The movie is fairly predictable and that might be because it is a prequel and you know from the start that the two societies will clash.  The way they are able to keep the tension is by keeping you guessing who is going to make the first move.    The other way they keep the viewer invested in the story is through the emotional connection to Caesar.  Andy Serkis and the magicians in the FX department do a great job at conveying the inner turmoil of Caesar.  The whole movie revolves around him. We are scared for him when we think the apes are going mutiny, we worry about his sick wife, we are excited when he gets to hold his baby, and sad when he watches an old video of himself.  Through Caesars eyes we witness what we already know but Caesar is learning, that there is no such thing as utopia and when Caesar has to make some tough decisions it is heartbreaking. 

Since this is mostly an ape story the humans are kind of a side character, but Jason Clarke as Malcolm does a good job of being the voice of reason and gives us a reason to route for the humans.  Like Caesar he wants peace but also sees that the breaking point is coming and he must make a decision which side he will be on.  Gary Oldman’s character on the surface feels like he is supposed to be a villain but never really does much. His character was one of the weaker points in the story and I don’t think it was Gary Oldman’s fault. Not sure if it was miscasting or just a poorly written character.   

One of the things I love about good science fiction movies is that they can make you think about our world at large.  Starting with the classics like the 1927 movie Metropolis which dealt with class differences and into the 50’s with movies like The Day the Earth Stood Still that deals with nuclear war.  These movies made a commentary on society.  The Planet of the Apes series has done the same thing and Dawn of the Planet of the Apes is no exception.  It makes you think about how wars are started and what people will do when they are scared.  You feel sympathy for both sides and can understand why each side feels the way they do. Neither side is right and neither is wrong.  They’re just two societies that are scared of each other and unwilling to sit down and talk because of mistrust.   
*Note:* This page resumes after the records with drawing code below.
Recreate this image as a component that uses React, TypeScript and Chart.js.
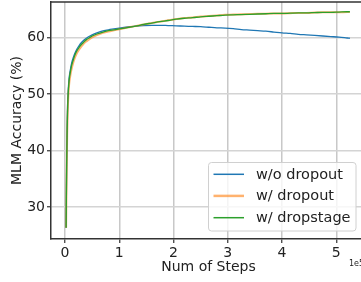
import React, { useEffect, useRef } from "react";
import { Chart, registerables } from "chart.js";

Chart.register(...registerables);

// steps (in thousands)
const steps = [2, 3, 4, 5, 6, 7, 8, 10, 12, 15, 18, 22, 26, 30, 35, 40, 45, 50, 60, 70, 80, 90, 100, 115, 130, 145, 160, 175, 190, 205, 220, 235, 250, 265, 280, 295, 310, 325, 340, 355, 370, 385, 400, 415, 430, 445, 460, 475, 490, 505, 520, 525];

const woDropout = [26.3, 38, 45, 48.8, 50.8, 52.2, 53.2, 54.4, 55.4, 56.4, 57.2, 58.0, 58.6, 59.1, 59.6, 59.95, 60.25, 60.5, 60.9, 61.2, 61.4, 61.55, 61.7, 61.9, 62.05, 62.15, 62.2, 62.2, 62.15, 62.1, 62.05, 62.0, 61.95, 61.85, 61.75, 61.7, 61.6, 61.45, 61.35, 61.25, 61.15, 61.0, 60.85, 60.75, 60.6, 60.5, 60.4, 60.3, 60.2, 60.1, 59.95, 59.9];

const wDropout = [26.3, 36, 43, 47, 49.5, 51, 52.1, 53.4, 54.4, 55.5, 56.4, 57.3, 57.9, 58.4, 59.0, 59.4, 59.75, 60.05, 60.5, 60.85, 61.1, 61.3, 61.5, 61.8, 62.05, 62.35, 62.6, 62.85, 63.1, 63.3, 63.5, 63.6, 63.75, 63.85, 63.95, 64.05, 64.1, 64.15, 64.2, 64.25, 64.25, 64.3, 64.3, 64.35, 64.4, 64.4, 64.45, 64.5, 64.5, 64.5, 64.55, 64.55];

const wDropstage = [26.3, 37, 44, 48, 50.3, 51.8, 52.8, 54.0, 55.0, 56.0, 56.9, 57.7, 58.3, 58.8, 59.3, 59.7, 60.0, 60.3, 60.7, 61.0, 61.25, 61.4, 61.55, 61.8, 62.05, 62.35, 62.6, 62.85, 63.05, 63.3, 63.45, 63.55, 63.7, 63.8, 63.9, 64.0, 64.05, 64.1, 64.15, 64.2, 64.25, 64.3, 64.3, 64.35, 64.4, 64.4, 64.45, 64.5, 64.5, 64.55, 64.6, 64.6];

const seriesLabels = ["w/o dropout", "w/ dropout", "w/ dropstage"];
const xTickValues = [0, 1, 2, 3, 4, 5];
const yTickValues = [30, 40, 50, 60];

const FONT = "'DejaVu Sans', sans-serif";
const CANVAS_W = 366;

const toPts = (vals: number[]) => vals.map((v, i) => ({ x: steps[i] * 1000, y: v }));

export default function App() {
  const ref = useRef<HTMLCanvasElement | null>(null);
  useEffect(() => {
    if (!ref.current) return;
    const legendItems = [
      { label: seriesLabels[0], color: "#1f77b4", width: 1.5 },
      { label: seriesLabels[1], color: "rgba(255,127,14,0.6)", width: 2.5 },
      { label: seriesLabels[2], color: "#2ca02c", width: 1.5 },
    ];
    const extras = {
      id: "extras",
      afterDraw(chart: any) {
        const { ctx, chartArea } = chart;
        ctx.save();
        // top spine
        ctx.strokeStyle = "#333";
        ctx.lineWidth = 1.5;
        ctx.beginPath();
        ctx.moveTo(chartArea.left, chartArea.top);
        ctx.lineTo(chartArea.right, chartArea.top);
        ctx.stroke();
        // legend
        const bx = 208.5, by = 162.5, bw = 147.5, bh = 68.5, r = 3;
        ctx.beginPath();
        ctx.moveTo(bx + r, by);
        ctx.lineTo(bx + bw - r, by);
        ctx.arcTo(bx + bw, by, bx + bw, by + r, r);
        ctx.lineTo(bx + bw, by + bh - r);
        ctx.arcTo(bx + bw, by + bh, bx + bw - r, by + bh, r);
        ctx.lineTo(bx + r, by + bh);
        ctx.arcTo(bx, by + bh, bx, by + bh - r, r);
        ctx.lineTo(bx, by + r);
        ctx.arcTo(bx, by, bx + r, by, r);
        ctx.closePath();
        ctx.fillStyle = "rgba(255,255,255,0.8)";
        ctx.fill();
        ctx.strokeStyle = "#d0d0d0";
        ctx.lineWidth = 1;
        ctx.stroke();
        const rows = [174.3, 195.9, 217.7];
        legendItems.forEach((it, i) => {
          ctx.strokeStyle = it.color;
          ctx.lineWidth = it.width;
          ctx.beginPath();
          ctx.moveTo(213.5, rows[i]);
          ctx.lineTo(244, rows[i]);
          ctx.stroke();
          ctx.fillStyle = "#222";
          ctx.font = `14.5px ${FONT}`;
          ctx.textBaseline = "middle";
          ctx.textAlign = "left";
          ctx.fillText(it.label, 256, rows[i] + 0.5);
        });
        // offset text
        ctx.font = `8px ${FONT}`;
        ctx.fillStyle = "#222";
        ctx.textAlign = "left";
        ctx.textBaseline = "middle";
        ctx.fillText("1e5", 349, 264);
        ctx.restore();
      },
    };
    const chart = new Chart(ref.current, {
      type: "line",
      data: {
        datasets: [
          { label: seriesLabels[0], data: toPts(woDropout), borderColor: "#1f77b4", borderWidth: 1.3, pointRadius: 0, order: 3, cubicInterpolationMode: "monotone" },
          { label: seriesLabels[1], data: toPts(wDropout), borderColor: "rgba(255,127,14,0.6)", borderWidth: 2, pointRadius: 0, order: 2, cubicInterpolationMode: "monotone" },
          { label: seriesLabels[2], data: toPts(wDropstage), borderColor: "#2ca02c", borderWidth: 1.3, pointRadius: 0, order: 1, cubicInterpolationMode: "monotone" },
        ],
      },
      options: {
        animation: false,
        responsive: false,
        layout: { padding: { top: 2, right: 0, left: 0, bottom: 0 } },
        plugins: { legend: { display: false }, tooltip: { enabled: false } },
        scales: {
          x: {
            type: "linear",
            min: -25830,
            max: 554740,
            afterBuildTicks: (s: any) => { s.ticks = xTickValues.map((v) => ({ value: v * 1e5 })); },
            afterFit: (s: any) => { s.height = 43; s.paddingLeft = 0; s.paddingRight = 0; },
            grid: { color: "#c8c8c8", lineWidth: 1.5, tickColor: "#333", tickLength: 4, tickWidth: 1.2 },
            border: { color: "#333", width: 1.5 },
            ticks: { font: { family: FONT, size: 14 }, color: "#222", padding: 2, maxRotation: 0, callback: (v: any) => String(Math.round(Number(v) / 1e5)) },
            title: { display: true, text: "Num of Steps", font: { family: FONT, size: 14 }, color: "#222", padding: { top: 0, bottom: 6 } },
          },
          y: {
            type: "linear",
            min: 24.31,
            max: 66.33,
            afterBuildTicks: (s: any) => { s.ticks = yTickValues.map((v) => ({ value: v })); },
            afterFit: (s: any) => { s.width = 51; s.paddingTop = 0; s.paddingBottom = 0; },
            grid: { color: "#d4d4d4", lineWidth: 1.5, tickColor: "#333", tickLength: 4, tickWidth: 1.2 },
            border: { color: "#333", width: 1.5 },
            ticks: { font: { family: FONT, size: 14 }, color: "#222", padding: 2, callback: (v: any) => String(v) },
            title: { display: true, text: "MLM Accuracy (%)", font: { family: FONT, size: 14 }, color: "#222", padding: { top: 9, bottom: 0 } },
          },
        },
      },
      plugins: [extras],
    } as any);
    return () => chart.destroy();
  }, []);
  return (
    <div style={{ position: "fixed", left: 0, top: 0, width: 361, height: 282, overflow: "hidden", background: "#fff" }}>
      <canvas ref={ref} width={CANVAS_W} height={282} style={{ display: "block" }} />
    </div>
  );
}
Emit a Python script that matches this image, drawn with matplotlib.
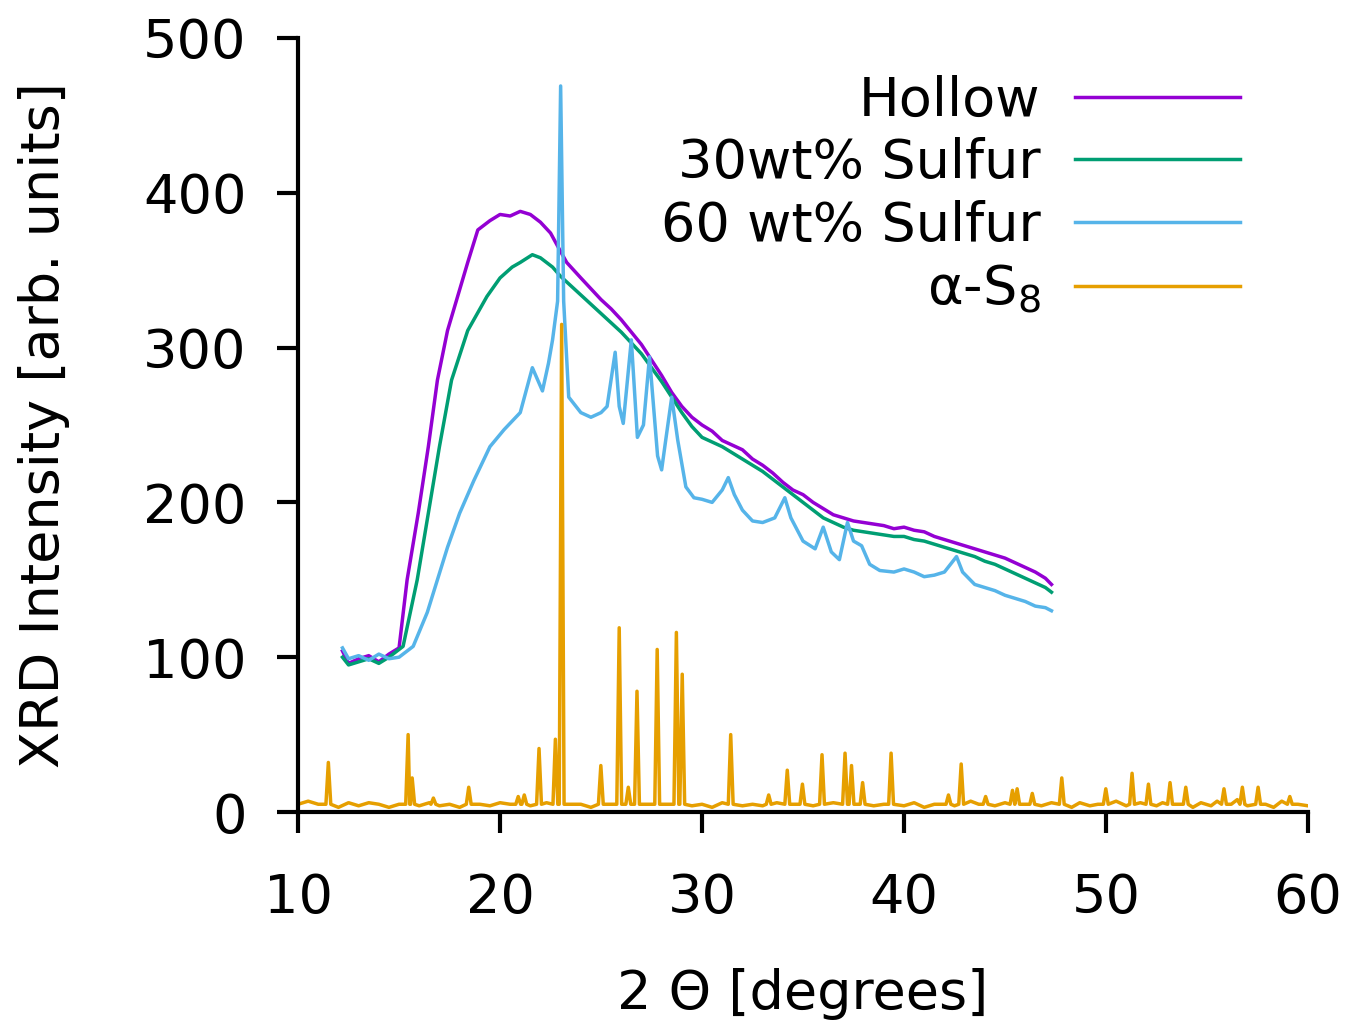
import matplotlib
matplotlib.use("Agg")
import matplotlib.pyplot as plt

# diffractogrammes
hollow_x = [12.2, 12.5, 13.0, 13.5, 14.0, 14.5, 15.0, 15.4, 15.95, 16.45, 16.9, 17.4, 17.9, 18.4, 18.9,
            19.5, 20.0, 20.5, 21.0, 21.5, 22.0, 22.5, 23.0, 23.3, 24.0, 24.5, 25.0, 25.5,
            26.0, 26.5, 27.0, 27.5, 28.0, 28.5, 29.0, 29.5, 30.0, 30.5, 31.0, 31.5, 32.0, 32.5, 33.0,
            33.5, 34.0, 34.5, 35.0, 35.5, 36.0, 36.5, 37.0, 37.5, 38.0, 38.5, 39.0, 39.5, 40.0, 40.5,
            41.0, 41.5, 42.0, 42.5, 43.0, 43.5, 44.0, 44.5, 45.0, 45.5, 46.0, 46.5, 47.0, 47.3]
hollow_y = [104, 96, 99, 101, 97, 102, 106, 150, 193, 236, 279, 311, 333, 355, 376,
            382, 386, 385, 388, 386, 381, 374, 362, 355, 345, 338, 331, 325,
            318, 310, 302, 292, 282, 271, 262, 255, 250, 246, 240, 237, 234, 228, 224,
            219, 213, 208, 205, 200, 196, 192, 190, 188, 187, 186, 185, 183, 184, 182,
            181, 178, 176, 174, 172, 170, 168, 166, 164, 161, 158, 155, 151, 147]

s30_x = [12.2, 12.5, 13.0, 13.5, 14.0, 14.5, 15.2, 15.9, 16.45, 17.0, 17.6, 18.4, 19.35, 20.0, 20.6,
         21.0, 21.6, 22.0, 22.6, 23.0, 23.5, 24.0, 24.5, 25.0, 25.5, 26.0, 26.5,
         27.0, 27.5, 28.0, 28.5, 29.0, 29.5, 30.0, 30.5, 31.0, 31.5, 32.0, 32.5, 33.0, 33.5, 34.0,
         34.5, 35.0, 35.5, 36.0, 36.5, 37.0, 37.5, 38.0, 38.5, 39.0, 39.5, 40.0, 40.5, 41.0, 41.5,
         42.0, 42.5, 43.0, 43.5, 44.0, 44.5, 45.0, 45.5, 46.0, 46.5, 47.0, 47.3]
s30_y = [100, 95, 97, 99, 96, 100, 107, 150, 193, 236, 279, 311, 333, 345, 352,
         355, 360, 358, 352, 346, 340, 334, 328, 322, 316, 310, 303,
         296, 287, 278, 268, 258, 249, 242, 239, 236, 232, 228, 224, 220, 215, 210,
         205, 200, 195, 190, 187, 184, 182, 181, 180, 179, 178, 178, 176, 175, 173,
         171, 169, 167, 165, 162, 160, 157, 154, 151, 148, 145, 142]

s60_x = [12.2, 12.5, 13.0, 13.5, 14.0, 14.5, 15.0, 15.7, 16.4, 16.9, 17.4, 18.0, 18.7, 19.5, 20.2,
         21.0, 21.6, 22.1, 22.4, 22.6, 22.85, 23.0, 23.15, 23.4, 24.0,
         24.5, 25.0, 25.3, 25.7, 25.9, 26.1, 26.5, 26.8, 27.1, 27.4, 27.8, 28.0, 28.2, 28.5, 28.8,
         29.2, 29.6, 30.0, 30.5, 31.0, 31.3, 31.6, 32.0, 32.5, 33.0, 33.6, 34.1, 34.4, 35.0, 35.6,
         36.0, 36.4, 36.8, 37.2, 37.5, 37.9, 38.3, 38.8, 39.5, 40.0, 40.5, 41.0, 41.5, 42.0, 42.6,
         42.9, 43.5, 44.0, 44.5, 45.0, 45.5, 46.0, 46.5, 47.0, 47.3]
s60_y = [106, 99, 101, 98, 102, 99, 100, 107, 129, 150, 171, 193, 214, 236, 247,
         258, 287, 272, 290, 305, 330, 469, 330, 268, 258,
         255, 258, 262, 297, 262, 251, 305, 242, 250, 294, 230, 221, 240, 268, 240,
         210, 203, 202, 200, 208, 216, 205, 195, 188, 187, 190, 203, 190, 175, 170,
         184, 168, 163, 187, 175, 172, 160, 156, 155, 157, 155, 152, 153, 155, 165,
         155, 147, 145, 143, 140, 138, 136, 133, 132, 130]

# alpha-S8 : fond continu + positions et hauteurs des pics
s8_fond_x = [10.0, 10.5, 11.0, 12.0, 12.5, 13.0, 13.5, 14.0, 14.5, 15.0, 16.0, 16.5, 17.0, 17.5, 18.0,
             19.0, 19.5, 20.0, 20.5, 21.5, 22.3, 24.0, 24.5, 25.5, 27.3, 29.5, 30.0, 30.5, 31.0, 32.0,
             32.5, 33.0, 33.7, 34.6, 35.5, 36.5, 38.5, 39.0, 40.0, 40.5, 41.0, 41.5, 42.5, 43.3, 43.7,
             44.5, 45.0, 46.0, 46.8, 47.3, 48.3, 48.7, 49.2, 49.6, 50.5, 51.0, 51.7, 52.5, 52.8, 53.6,
             54.3, 54.7, 55.2, 55.5, 56.2, 56.5, 57.0, 57.9, 58.3, 58.7, 59.5, 60.0]
s8_fond_y = [5, 7, 5, 3, 6, 4, 6, 5, 3, 5, 4, 6, 4, 5, 3,
             5, 4, 6, 5, 4, 6, 5, 3, 5, 5, 4, 5, 3, 6, 4,
             5, 4, 6, 5, 4, 6, 4, 5, 4, 6, 3, 5, 4, 7, 5,
             4, 6, 5, 4, 6, 3, 6, 4, 5, 7, 4, 6, 4, 6, 5,
             3, 6, 4, 7, 5, 8, 4, 5, 3, 7, 5, 4]
s8_pics_x = [11.5, 15.45, 15.65, 16.7, 18.45, 20.9, 21.2, 21.93, 22.74, 23.05, 24.99, 25.9, 26.35,
             26.78, 27.78, 28.73, 29.02, 31.42, 33.3, 34.22, 34.97, 35.94, 37.08, 37.4, 37.95, 39.36,
             42.2, 42.83, 44.04, 45.37, 45.6, 46.35, 47.81, 49.99, 51.29, 52.1, 53.17, 53.95, 55.84,
             56.75, 57.53, 59.1]
s8_pics_y = [32, 50, 22, 9, 16, 10, 11, 41, 47, 315, 30, 119, 16,
             78, 105, 116, 89, 50, 11, 27, 18, 37, 38, 30, 19, 38,
             11, 31, 10, 14, 15, 12, 22, 15, 25, 18, 19, 16, 15,
             16, 16, 10]

# tracer les pics comme des raies fines posees sur le fond
pts = list(zip(s8_fond_x, s8_fond_y))
for px, py in zip(s8_pics_x, s8_pics_y):
    pts += [(px - 0.12, 5), (px, py), (px + 0.12, 5)]
pts.sort()
s8_x = [p[0] for p in pts]
s8_y = [p[1] for p in pts]

plt.rcParams["font.family"] = "DejaVu Sans"
fig = plt.figure(figsize=(13.56, 10.21), dpi=100)
ax = fig.add_axes([0.2198, 0.2047, 0.7448, 0.7581])

ax.plot(hollow_x, hollow_y, color="#9400d3", lw=2.5, label="Hollow")
ax.plot(s30_x, s30_y, color="#009e73", lw=2.5, label="30wt% Sulfur")
ax.plot(s60_x, s60_y, color="#56b4e9", lw=2.5, label="60 wt% Sulfur")
ax.plot(s8_x, s8_y, color="#e69f00", lw=2.5, label="α-S$_8$")

ax.set_xlim(10, 60)
ax.set_ylim(0, 500)
ax.set_xticks(range(10, 61, 10))
ax.set_yticks(range(0, 501, 100))
ax.spines["top"].set_visible(False)
ax.spines["right"].set_visible(False)
ax.spines["left"].set_linewidth(3)
ax.spines["bottom"].set_linewidth(3)
ax.tick_params(axis="both", direction="out", length=15, width=3, labelsize=39)
ax.tick_params(axis="x", pad=28)
ax.tick_params(axis="y", pad=22)

ax.set_xlabel("2 Θ [degrees]", fontsize=39, labelpad=32)
ax.set_ylabel("XRD Intensity [arb. units]", fontsize=39, labelpad=53)

leg = ax.legend(loc="upper right", bbox_to_anchor=(0.9145, 0.927), bbox_transform=fig.transFigure,
                frameon=False, fontsize=39, markerfirst=False, handlelength=3.05,
                handletextpad=0.63, labelspacing=0.2, borderpad=0, borderaxespad=0)

plt.savefig("out.png", dpi=100)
There were a couple of minor things I had issues with during the movie. First as mentioned before Gary Oldman’s character just didn't work for me not sure why. Also I did see the movie in 3D and it was absolutely useless.  It wasn't bad like in other post converted movies but served no purpose.  The last thing that didn't completely work for me was Michael Giacchino’s score.  There were parts where the music didn't seem to fit what was happening on the screen.  None of these issues took away from my overall enjoyment of the movie. 

Overall 5 out of 5 stars
It has some great special effects and action on one hand and on the other it is a movie that you can think about for days as you realize some of the subtle messages. It is the best kind of sci-fi.  Perfectly directed by Matt Reeves and great writing by Mark Bomback, Rick Jaffa, and Amanda Silver.  

And one last time enough can’t be said about the amazing motion capture work that is in this movie.  All the apes feel real and Andy Serkis keeps out doing himself with his motion capture performance.  While there might be talk about him getting an Oscar nom I don’t think he will especially as a lead. He had a better possibility in the supporting category for Rise of the Planet of the Apes.  But for sure the movie will get an Oscar nom for special effects.